The framework we have developed for understanding neurobiological systems is summarized below by what we call "Principles of Neural Engineering". We have used these principles to define a methodology for constructing simulations of neural systems (the methodology is also discussed in more detail below). We have had great success in applying both the principles and the related methodology to constructing models of perceptual, motor, and cognitive systems.

Principles of Neural Engineering

  1. Neural representations are defined by the combination of nonlinear encoding (exemplified by neuron tuning curves) and weighted linear decoding. [further discussion]
  2. Transformations of neural representations are functions of variables that are represented by neural populations. Transformations are determined using an alternately weighted linear decoding (i.e., the transformational decoding as opposed to the representational decoding). [further discussion]
  3. Neural dynamics are characterized by considering neural representations as control theoretic state variables. Thus, the dynamics of neurobiological systems can be analyzed using control theory. [further discussion]


Neural systems are subject to significant amounts of noise. Therefore, any analysis of such systems must account for the effects of noise. [further discussion]


Relying on these four principles for understanding the information processing characteristics of neurobiological systems has lead us to develop the following methodology for constructing simulations of neural systems.

Step 1: System description

The main goal of the first step is to describe the neural system of interest in such a way that the principles outlined previously are directly applicable to it. In particular, available neuroanatomical data and a good functional understanding (hypothetical or otherwise) are used to describe the architecture, function, and representations of the neural system. This description should include at least interconnectivity between subsystems, neuron response functions, neuron tuning curves, subsystem functional relations, and overall system behavior.

Next, we express the functional description in mathematical terms. In particular, the relevant mathematical variables should be specified in such a way that they can be used to write mathematical transformations that describe the previously specified functions. The goal here is to translate the functional description provided in neurobiological terms into a description in mathematical terms. This mathematical description may be highly abstract (e.g., describing a swimming eel as instantiating a kind of sine function; see the lamprey example in the book; or see this summary [PDF]), so long as it is complete.

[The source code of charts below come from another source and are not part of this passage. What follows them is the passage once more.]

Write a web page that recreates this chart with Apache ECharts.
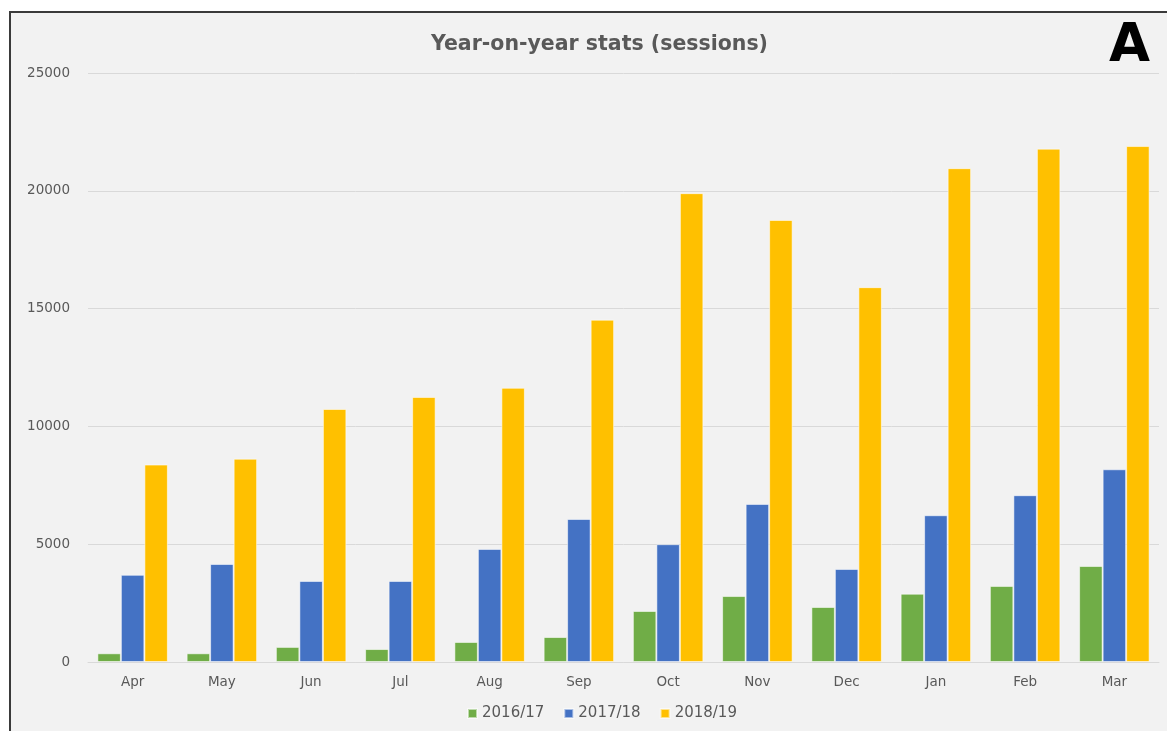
<!DOCTYPE html>
<html><head><meta charset="utf-8">
<script src="https://cdn.jsdelivr.net/npm/echarts@6/dist/echarts.min.js"></script>
<style>
html,body{margin:0;padding:0;background:#fff;width:1167px;height:731px;overflow:hidden;}
#frame{position:absolute;left:9px;top:11px;width:1170px;height:730px;border:2px solid #3a3a3a;background:#f2f2f2;}
#chart{position:absolute;left:0;top:0;width:1167px;height:731px;}
#tag{position:absolute;left:1109px;top:11px;font:bold 53px "DejaVu Sans",sans-serif;color:#000;line-height:64px;}
</style></head>
<body>
<div id="frame"></div>
<div id="chart"></div>
<div id="tag">A</div>
<script>
const categories = ['Apr','May','Jun','Jul','Aug','Sep','Oct','Nov','Dec','Jan','Feb','Mar'];
const seriesNames = ['2016/17','2017/18','2018/19'];
const s2016 = [370,370,640,550,850,1060,2165,2800,2335,2900,3230,4075];
const s2017 = [3700,4160,3440,3440,4800,6070,5000,6710,3950,6230,7080,8180];
const s2018 = [8380,8630,10740,11250,11640,14530,19900,18760,15910,20960,21790,21900];
const colors = ['#70ad47','#4472c4','#ffc000'];

const chart = echarts.init(document.getElementById('chart'), null, {renderer:'canvas'});
const font = '"DejaVu Sans",sans-serif';
chart.setOption({
  backgroundColor:'transparent',
  animation:false,
  title:{text:'Year-on-year stats (sessions)',left:426,top:29,
    textStyle:{fontFamily:font,fontSize:20.5,fontWeight:'bold',color:'#595959'}},
  legend:{bottom:5,left:462,icon:'rect',itemWidth:9,itemHeight:9,itemGap:19,
    textStyle:{fontFamily:font,fontSize:15,color:'#595959'},
    data:seriesNames},
  grid:{left:88,right:8,top:73,bottom:69},
  xAxis:{type:'category',data:categories,
    axisLine:{lineStyle:{color:'#d9d9d9',width:1}},
    axisTick:{show:false},
    axisLabel:{fontFamily:font,fontSize:13.5,color:'#595959',margin:13}},
  yAxis:{type:'value',min:0,max:25000,interval:5000,
    axisLine:{show:false},axisTick:{show:false},
    splitLine:{lineStyle:{color:'#d9d9d9',width:1}},
    axisLabel:{fontFamily:font,fontSize:13.5,color:'#595959',margin:18,formatter:v=>String(v)}},
  series:[s2016,s2017,s2018].map((d,i)=>({
    name:seriesNames[i],type:'bar',data:d,
    barGap:'0%',barCategoryGap:'21%',
    itemStyle:{color:colors[i],borderColor:'rgba(255,255,255,0.55)',borderWidth:1}
  }))
});
</script>
</body></html>
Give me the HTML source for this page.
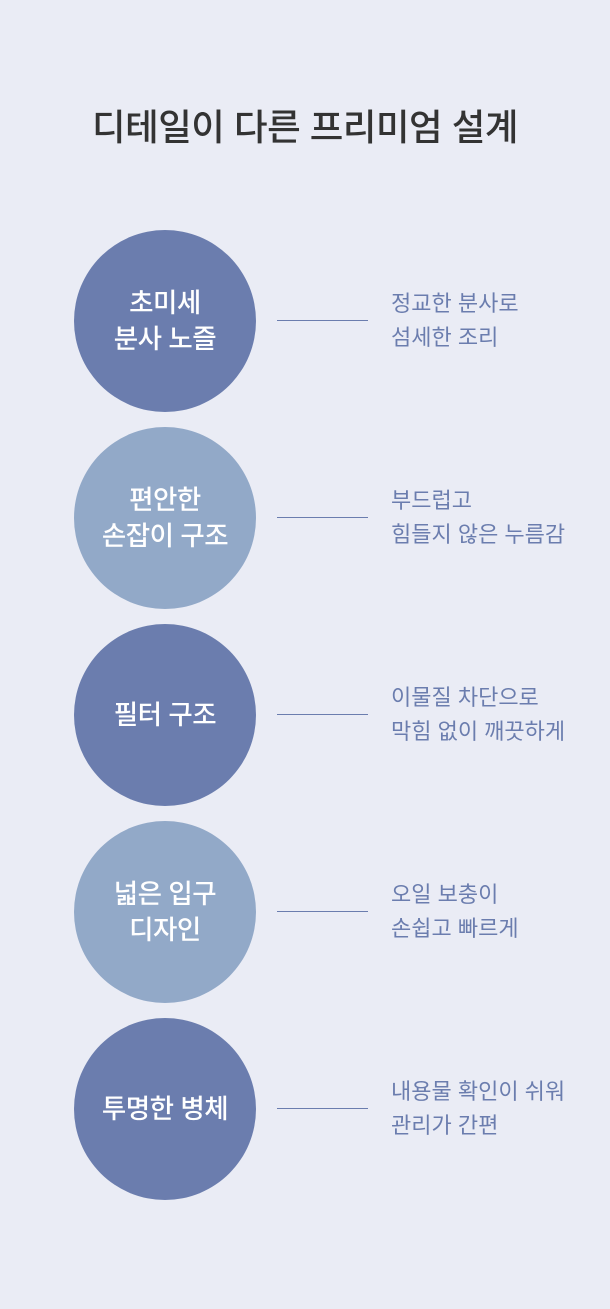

Step 2: Design specification

The second step of the methodology consists in precisely specifing the real- world limitations on that are known or assumed for the neural system of interest. Implementational constraints are of paramount importance when modeling neurobiological systems. This second step in the methodology helps make these constraints central to generating a good model. First, the appropriate kind of representation for each variable (e.g., scalar, vector, vector field, probability density function, etc.) must be determined. Then, the dynamic range, precision, and signal-to-noise ratio for each degree of freedom of variable specified in the preceding step must be determined. Similarly, the temporal characterisitics, such as bandwidth and power spectrum, must be specified. All such specifications should be made on the basis of available data, if possible.

Together, these specifications will clearly define the real-world operating constraints that the system must satisfy in order to successfully perform its function. Not surprisingly, these specifications can significantly affect the final model that is generated. If, for example, the signal-to-noise ratio must be extremely high, the neural system will have to be composed of many neurons.

Step 3: Implementation

The third and last step of our methodology involves generating the model itself. Given the system description and design specification, this step combines them to determine appropriate encoding and decoding rules needed to implement the desired behavior. There are two sets of encoding and decoding rules: the first relates higher-order representations (e.g., vectors) to lower-order representations (e.g., neuron firing rates); and the second set of rules determines transformations of representations at a given level of representation. In this step, we can compute the linear decoding that meets the design specifications and also determine the connection weights between neurons in our model network.

As well, at this step it is possible to determine which aspects of the system will be simulated with the greatest detail and which will be simulated with less detail. We can, in other words, construct models that are simulated partly at the level of spiking conductance-based neurons and partly at the level of, for example, neuronal groups. This is extremely useful when we have limited computational power and large models.


Together, these three steps provide a kind of algorithm for generating models of neurobiological systems. However, applying these steps to real systems is seldom a straightforward task. Although we have presented the methodology as three consecutive steps, we have found that it is better practice to iterate over these steps than to simply follow them in serial order. Often, the behaviors of an initial implementation can help inform a reworking of the initial system description. Similarly, design specifications can serve to modify initial system descriptions. A large part of the reason for this kind of interplay between steps is the preponderance of gaps in our knowledge about the systems we are modeling. Of course, one of the greatest benefits of a good simulation can be determining precisely what the knowledge is that we are missing.